- **Task prompt**
Output the data word for word, dropping every image.

>> BEGIN

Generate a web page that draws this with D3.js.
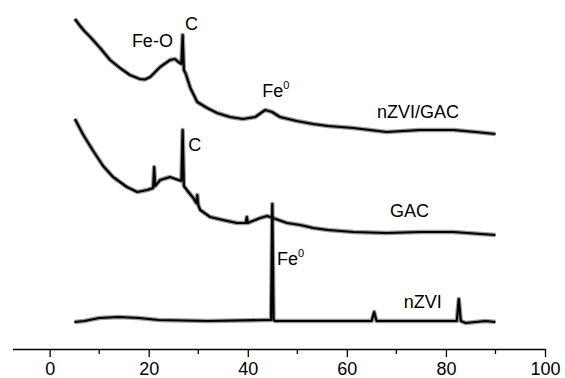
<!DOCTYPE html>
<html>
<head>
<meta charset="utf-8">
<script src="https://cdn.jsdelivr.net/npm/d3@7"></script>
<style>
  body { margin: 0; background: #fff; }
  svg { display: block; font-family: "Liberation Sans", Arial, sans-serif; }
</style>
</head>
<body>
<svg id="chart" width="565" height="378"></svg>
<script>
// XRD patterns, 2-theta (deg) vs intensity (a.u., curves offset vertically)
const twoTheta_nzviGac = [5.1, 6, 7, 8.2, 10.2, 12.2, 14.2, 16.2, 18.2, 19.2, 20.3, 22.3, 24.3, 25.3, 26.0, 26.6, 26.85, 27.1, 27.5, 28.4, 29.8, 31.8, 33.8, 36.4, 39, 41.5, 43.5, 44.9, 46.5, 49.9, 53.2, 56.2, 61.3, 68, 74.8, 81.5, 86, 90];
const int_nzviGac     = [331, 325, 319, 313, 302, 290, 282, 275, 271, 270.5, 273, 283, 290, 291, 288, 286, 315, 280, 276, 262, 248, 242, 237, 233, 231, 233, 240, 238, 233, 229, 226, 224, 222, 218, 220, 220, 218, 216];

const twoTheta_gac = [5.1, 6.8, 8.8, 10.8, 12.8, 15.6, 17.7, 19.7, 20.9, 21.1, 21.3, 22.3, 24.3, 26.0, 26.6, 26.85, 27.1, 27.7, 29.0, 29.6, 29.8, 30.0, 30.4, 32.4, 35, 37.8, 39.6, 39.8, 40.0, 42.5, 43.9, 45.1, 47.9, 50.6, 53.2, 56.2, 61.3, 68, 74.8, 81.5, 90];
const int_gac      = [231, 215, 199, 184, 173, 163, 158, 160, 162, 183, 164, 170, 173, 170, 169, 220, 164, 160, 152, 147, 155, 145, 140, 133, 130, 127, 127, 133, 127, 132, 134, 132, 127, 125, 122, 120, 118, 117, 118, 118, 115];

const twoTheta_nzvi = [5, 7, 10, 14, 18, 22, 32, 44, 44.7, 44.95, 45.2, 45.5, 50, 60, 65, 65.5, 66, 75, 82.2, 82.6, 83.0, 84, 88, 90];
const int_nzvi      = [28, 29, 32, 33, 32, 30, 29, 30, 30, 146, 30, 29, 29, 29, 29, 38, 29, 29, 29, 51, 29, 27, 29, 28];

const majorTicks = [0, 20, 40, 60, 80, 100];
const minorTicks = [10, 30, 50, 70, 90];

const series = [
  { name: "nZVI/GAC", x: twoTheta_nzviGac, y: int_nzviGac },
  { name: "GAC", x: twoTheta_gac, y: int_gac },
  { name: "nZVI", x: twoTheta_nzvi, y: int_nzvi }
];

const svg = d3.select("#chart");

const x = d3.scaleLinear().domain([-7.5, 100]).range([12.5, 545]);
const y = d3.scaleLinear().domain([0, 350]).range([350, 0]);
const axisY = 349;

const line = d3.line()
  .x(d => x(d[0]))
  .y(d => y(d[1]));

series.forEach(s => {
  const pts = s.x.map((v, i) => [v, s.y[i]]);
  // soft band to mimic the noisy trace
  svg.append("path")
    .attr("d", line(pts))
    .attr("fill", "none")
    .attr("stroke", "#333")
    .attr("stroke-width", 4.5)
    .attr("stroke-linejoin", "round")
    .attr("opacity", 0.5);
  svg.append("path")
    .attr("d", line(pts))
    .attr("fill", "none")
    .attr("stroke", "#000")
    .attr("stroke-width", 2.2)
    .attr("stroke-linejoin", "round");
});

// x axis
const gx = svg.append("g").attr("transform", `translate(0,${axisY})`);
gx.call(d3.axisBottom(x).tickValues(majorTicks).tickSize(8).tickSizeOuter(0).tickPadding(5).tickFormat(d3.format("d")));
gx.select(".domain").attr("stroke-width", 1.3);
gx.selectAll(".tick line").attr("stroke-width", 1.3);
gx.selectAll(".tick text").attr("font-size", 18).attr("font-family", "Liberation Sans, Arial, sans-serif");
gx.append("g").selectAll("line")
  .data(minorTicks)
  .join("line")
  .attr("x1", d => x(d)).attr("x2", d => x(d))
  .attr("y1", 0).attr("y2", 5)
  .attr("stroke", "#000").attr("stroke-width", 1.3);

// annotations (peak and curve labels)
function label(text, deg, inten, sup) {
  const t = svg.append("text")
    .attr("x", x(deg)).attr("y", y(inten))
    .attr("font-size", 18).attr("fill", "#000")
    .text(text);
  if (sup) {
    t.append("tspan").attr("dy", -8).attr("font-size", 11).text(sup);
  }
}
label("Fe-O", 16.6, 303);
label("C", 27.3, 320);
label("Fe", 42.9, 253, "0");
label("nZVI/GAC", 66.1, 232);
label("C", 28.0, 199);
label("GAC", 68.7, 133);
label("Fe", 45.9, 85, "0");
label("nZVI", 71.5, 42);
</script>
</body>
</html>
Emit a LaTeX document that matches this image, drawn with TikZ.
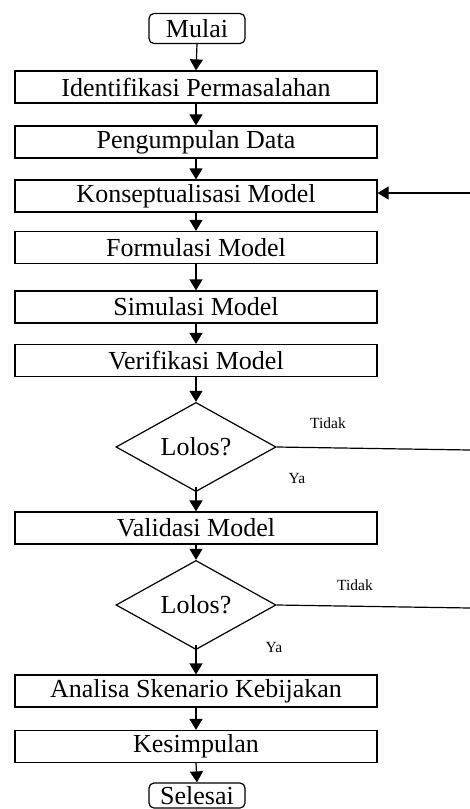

>> END

- **Result for this exercise**
Generate a web page that draws this with D3.js.
<!DOCTYPE html>
<html>
<head>
<meta charset="utf-8">
<script src="https://cdn.jsdelivr.net/npm/d3@7"></script>
<style>
  body { margin: 0; background: #fff; }
  svg { display: block; font-family: "Liberation Sans", Arial, sans-serif; }
</style>
</head>
<body>
<svg id="chart" width="565" height="378"></svg>
<script>
// XRD patterns, 2-theta (deg) vs intensity (a.u., curves offset vertically)
const twoTheta_nzviGac = [5.1, 6, 7, 8.2, 10.2, 12.2, 14.2, 16.2, 18.2, 19.2, 20.3, 22.3, 24.3, 25.3, 26.0, 26.6, 26.85, 27.1, 27.5, 28.4, 29.8, 31.8, 33.8, 36.4, 39, 41.5, 43.5, 44.9, 46.5, 49.9, 53.2, 56.2, 61.3, 68, 74.8, 81.5, 86, 90];
const int_nzviGac     = [331, 325, 319, 313, 302, 290, 282, 275, 271, 270.5, 273, 283, 290, 291, 288, 286, 315, 280, 276, 262, 248, 242, 237, 233, 231, 233, 240, 238, 233, 229, 226, 224, 222, 218, 220, 220, 218, 216];

const twoTheta_gac = [5.1, 6.8, 8.8, 10.8, 12.8, 15.6, 17.7, 19.7, 20.9, 21.1, 21.3, 22.3, 24.3, 26.0, 26.6, 26.85, 27.1, 27.7, 29.0, 29.6, 29.8, 30.0, 30.4, 32.4, 35, 37.8, 39.6, 39.8, 40.0, 42.5, 43.9, 45.1, 47.9, 50.6, 53.2, 56.2, 61.3, 68, 74.8, 81.5, 90];
const int_gac      = [231, 215, 199, 184, 173, 163, 158, 160, 162, 183, 164, 170, 173, 170, 169, 220, 164, 160, 152, 147, 155, 145, 140, 133, 130, 127, 127, 133, 127, 132, 134, 132, 127, 125, 122, 120, 118, 117, 118, 118, 115];

const twoTheta_nzvi = [5, 7, 10, 14, 18, 22, 32, 44, 44.7, 44.95, 45.2, 45.5, 50, 60, 65, 65.5, 66, 75, 82.2, 82.6, 83.0, 84, 88, 90];
const int_nzvi      = [28, 29, 32, 33, 32, 30, 29, 30, 30, 146, 30, 29, 29, 29, 29, 38, 29, 29, 29, 51, 29, 27, 29, 28];

const majorTicks = [0, 20, 40, 60, 80, 100];
const minorTicks = [10, 30, 50, 70, 90];

const series = [
  { name: "nZVI/GAC", x: twoTheta_nzviGac, y: int_nzviGac },
  { name: "GAC", x: twoTheta_gac, y: int_gac },
  { name: "nZVI", x: twoTheta_nzvi, y: int_nzvi }
];

const svg = d3.select("#chart");

const x = d3.scaleLinear().domain([-7.5, 100]).range([12.5, 545]);
const y = d3.scaleLinear().domain([0, 350]).range([350, 0]);
const axisY = 349;

const line = d3.line()
  .x(d => x(d[0]))
  .y(d => y(d[1]));

series.forEach(s => {
  const pts = s.x.map((v, i) => [v, s.y[i]]);
  // soft band to mimic the noisy trace
  svg.append("path")
    .attr("d", line(pts))
    .attr("fill", "none")
    .attr("stroke", "#333")
    .attr("stroke-width", 4.5)
    .attr("stroke-linejoin", "round")
    .attr("opacity", 0.5);
  svg.append("path")
    .attr("d", line(pts))
    .attr("fill", "none")
    .attr("stroke", "#000")
    .attr("stroke-width", 2.2)
    .attr("stroke-linejoin", "round");
});

// x axis
const gx = svg.append("g").attr("transform", `translate(0,${axisY})`);
gx.call(d3.axisBottom(x).tickValues(majorTicks).tickSize(8).tickSizeOuter(0).tickPadding(5).tickFormat(d3.format("d")));
gx.select(".domain").attr("stroke-width", 1.3);
gx.selectAll(".tick line").attr("stroke-width", 1.3);
gx.selectAll(".tick text").attr("font-size", 18).attr("font-family", "Liberation Sans, Arial, sans-serif");
gx.append("g").selectAll("line")
  .data(minorTicks)
  .join("line")
  .attr("x1", d => x(d)).attr("x2", d => x(d))
  .attr("y1", 0).attr("y2", 5)
  .attr("stroke", "#000").attr("stroke-width", 1.3);

// annotations (peak and curve labels)
function label(text, deg, inten, sup) {
  const t = svg.append("text")
    .attr("x", x(deg)).attr("y", y(inten))
    .attr("font-size", 18).attr("fill", "#000")
    .text(text);
  if (sup) {
    t.append("tspan").attr("dy", -8).attr("font-size", 11).text(sup);
  }
}
label("Fe-O", 16.6, 303);
label("C", 27.3, 320);
label("Fe", 42.9, 253, "0");
label("nZVI/GAC", 66.1, 232);
label("C", 28.0, 199);
label("GAC", 68.7, 133);
label("Fe", 45.9, 85, "0");
label("nZVI", 71.5, 42);
</script>
</body>
</html>
Emit a LaTeX document that matches this image, drawn with TikZ.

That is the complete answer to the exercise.